Eurozone inflation also remains negative with consumer prices 0.3 per cent lower in September than a year before. That amounted to a further massive undershooting of the ECB's target of an annual inflation rate "below but close" to 2 per cent. At the same time the strength of the euro, on a trade-weighted basis and against the dollar, further strengthened the case for the ECB remaining firmly on hold.

Twice a year the ECB holds its governing council meetings outside Frankfurt, Germany, where is has its headquarters.

Optimism about the eurozone economic recovery was boosted by better-than-expected German industrial production data for August, showing a 1.7 per cent rise compared with the previous month. But growth across the eurozone is expected by economists to remain weak for some time. Earlier this week, second quarter growth figures were revised downwards to show a quarter-on-quarter contraction of 0.2 per cent, compared with the 0.1 per cent originally reported.

Financial markets will be looking for clues from Mr Trichet's press conference on Thursday afternoon about whether the eurozone's monetary authority has turned more upbeat on the eurozone economic outlook, and whether it has moved any closer to unwinding the exceptional measures it took to combat the global economic crisis. This week the ECB reported plunging demand from eurozone banks for emergency three-month and six-month liquidity -- which added to evidence that financial markets have moved to more normal conditions. But Mr Trichet has so far signalled that the ECB is in no rush to implement an "exit strategy".

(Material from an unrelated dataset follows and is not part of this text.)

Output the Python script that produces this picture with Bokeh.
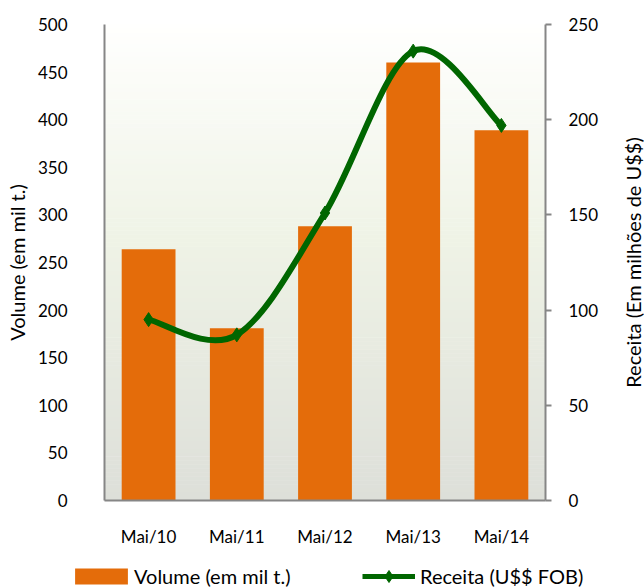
import math
from bokeh.plotting import figure
from bokeh.layouts import row
from bokeh.models import (Range1d, LinearAxis, FixedTicker, Legend, LegendItem, Label)
from bokeh.embed import file_html
from bokeh.resources import INLINE

# ---- data ----
categories = ["Mai/10", "Mai/11", "Mai/12", "Mai/13", "Mai/14"]
volume = [264, 181, 288, 460, 389]          # em mil t.
receita = [95, 87, 151, 236, 197]           # em milhões de U$$
left_ticks = [0, 50, 100, 150, 200, 250, 300, 350, 400, 450, 500]
right_ticks = [0, 50, 100, 150, 200, 250]

FONT = "Lato"
BAR = "#E46C0A"
GREEN = "#006600"
AXIS = "#868686"

xs = list(range(len(categories)))

p = figure(width=604, height=558, output_backend="svg", toolbar_location=None,
           x_range=Range1d(-0.5, len(categories) - 0.5), y_range=Range1d(0, 500),
           min_border_left=104, min_border_right=59, min_border_top=24, min_border_bottom=58)
p.extra_y_ranges = {"rev": Range1d(0, 250)}
p.outline_line_color = None
p.xgrid.visible = False
p.ygrid.visible = False
p.background_fill_color = "#FFFFFF"
p.border_fill_color = "#FFFFFF"

# ---- gradient background (vertical) ----
stops = [(0.0, (0xDD, 0xDF, 0xD9)), (0.55, (0xEF, 0xF3, 0xE6)), (1.0, (0xFF, 0xFF, 0xFE))]
def grad(t):
    for (t0, c0), (t1, c1) in zip(stops[:-1], stops[1:]):
        if t0 <= t <= t1:
            f = (t - t0) / (t1 - t0)
            return "#%02x%02x%02x" % tuple(int(round(a + (b - a) * f)) for a, b in zip(c0, c1))
    return "#ffffff"
n = 120
bottoms = [500 * i / n for i in range(n)]
tops = [500 * (i + 1) / n + 0.5 for i in range(n)]
cols = [grad((i + 0.5) / n) for i in range(n)]
p.quad(left=-0.5, right=len(categories) - 0.5, bottom=bottoms, top=tops,
       fill_color=cols, line_color=None, level="underlay")

# ---- bars ----
p.vbar(x=xs, top=volume, width=0.61, fill_color=BAR, line_color=None)

# ---- smoothed line (Excel-style bezier) ----
pts = list(zip(xs, receita))
x0s, y0s, x1s, y1s, cx0s, cy0s, cx1s, cy1s = ([] for _ in range(8))
for i in range(len(pts) - 1):
    P0 = pts[i - 1] if i > 0 else pts[i]
    P1 = pts[i]
    P2 = pts[i + 1]
    P3 = pts[i + 2] if i + 2 < len(pts) else pts[i + 1]
    x0s.append(P1[0]); y0s.append(P1[1])
    x1s.append(P2[0]); y1s.append(P2[1])
    cx0s.append(P1[0] + (P2[0] - P0[0]) / 6); cy0s.append(P1[1] + (P2[1] - P0[1]) / 6)
    cx1s.append(P2[0] - (P3[0] - P1[0]) / 6); cy1s.append(P2[1] - (P3[1] - P1[1]) / 6)
p.bezier(x0=x0s, y0=y0s, x1=x1s, y1=y1s, cx0=cx0s, cy0=cy0s, cx1=cx1s, cy1=cy1s,
         line_color=GREEN, line_width=6, y_range_name="rev")
p.scatter(x=xs, y=receita, marker="diamond", size=14, fill_color=GREEN,
          line_color=GREEN, y_range_name="rev")

# ---- axes ----
xa = p.xaxis[0]
xa.ticker = FixedTicker(ticks=xs)
xa.major_label_overrides = {i: c for i, c in enumerate(categories)}
xa.major_tick_out = 0
xa.major_tick_in = 0
xa.minor_tick_line_color = None
xa.axis_line_color = AXIS
xa.axis_line_width = 2
xa.major_label_standoff = 25
xa.major_label_text_font = FONT
xa.major_label_text_font_size = "17px"
xa.major_label_text_color = "#000000"

ya = p.yaxis[0]
ya.ticker = FixedTicker(ticks=left_ticks)
ya.major_tick_out = 0
ya.major_tick_in = 0
ya.minor_tick_line_color = None
ya.axis_line_color = AXIS
ya.axis_line_width = 2
ya.major_label_standoff = 37
ya.major_label_text_font = FONT
ya.major_label_text_font_size = "17px"
ya.major_label_text_color = "#000000"
ya.axis_label = "Volume (em mil t.)"
ya.axis_label_text_font = FONT
ya.axis_label_text_font_size = "20px"
ya.axis_label_text_font_style = "normal"
ya.axis_label_text_color = "#000000"
ya.axis_label_standoff = 6

ra = LinearAxis(y_range_name="rev", ticker=FixedTicker(ticks=right_ticks))
ra.major_tick_out = 6
ra.major_tick_in = 0
ra.major_tick_line_color = AXIS
ra.major_tick_line_width = 2
ra.minor_tick_line_color = None
ra.axis_line_color = AXIS
ra.axis_line_width = 2
ra.major_label_standoff = 17
ra.major_label_text_font = FONT
ra.major_label_text_font_size = "17px"
ra.major_label_text_color = "#000000"
p.add_layout(ra, "right")

# ---- right-axis title strip (reads bottom-to-top, centred on the axis) ----
tf = figure(width=40, height=558, output_backend="svg", toolbar_location=None,
            x_axis_location=None, y_axis_location=None,
            min_border_left=0, min_border_right=0, min_border_top=24, min_border_bottom=58,
            x_range=Range1d(0, 40), y_range=Range1d(0, 250))
tf.outline_line_color = None
tf.xgrid.visible = False
tf.ygrid.visible = False
tf.background_fill_color = "#FFFFFF"
tf.border_fill_color = "#FFFFFF"
tf.add_layout(Label(x=28, y=125, text="Receita (Em milhões de U$$)", angle=math.pi / 2,
                    text_align="center", text_baseline="middle", text_font=FONT,
                    text_font_size="20px", text_color="#000000"))

# ---- legend strip: separate root below the chart ----
lf = figure(width=644, height=30, output_backend="svg", toolbar_location=None,
            x_axis_location=None, y_axis_location=None,
            min_border=0, min_border_left=0, min_border_right=0,
            min_border_top=0, min_border_bottom=0,
            x_range=Range1d(-0.5, len(categories) - 0.5), y_range=Range1d(0, 500))
lf.outline_line_color = None
lf.xgrid.visible = False
lf.ygrid.visible = False
lf.background_fill_color = "#FFFFFF"
lf.border_fill_color = "#FFFFFF"
lf.extra_y_ranges = {"rev": Range1d(0, 250)}
lb = lf.vbar(x=xs, top=volume, width=0.61, fill_color=BAR, line_color=None, visible=False)
ll = lf.line(x=xs, y=receita, line_color=GREEN, line_width=5, y_range_name="rev", visible=False)
lm = lf.scatter(x=xs, y=receita, marker="diamond", size=14, fill_color=GREEN, line_color=GREEN,
                y_range_name="rev", visible=False)

common = dict(orientation="horizontal", padding=0, margin=0, spacing=0,
              border_line_color=None, background_fill_alpha=0,
              label_text_font=FONT, label_text_font_size="20px", label_text_color="#000000")
lg1 = Legend(items=[LegendItem(label="Volume (em mil t.)", renderers=[lb])],
             location=(68, 0), glyph_width=66, glyph_height=20, label_standoff=0, **common)
lg2 = Legend(items=[LegendItem(label="Receita (U$$ FOB)", renderers=[ll, lm])],
             location=(362, -3), glyph_width=53, glyph_height=30, label_standoff=5, **common)
lf.add_layout(lg1, "center")
lf.add_layout(lg2, "center")

top_row = row(p, tf, spacing=0)
open("out.html", "w").write(file_html((top_row, lf), INLINE))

The European Commission's "annual statement" on the euro earlier this week, argued that the currency had "acted as a valuable shield in the crisis". But the Brussels executive expressed concern about diverging economic performances within the eurozone. Germany and France have returned to growth but signs of a recovery are less evident in Spain and Italy. Such differences have complicated the task of the ECB in setting a monetary policy for the entire eurozone.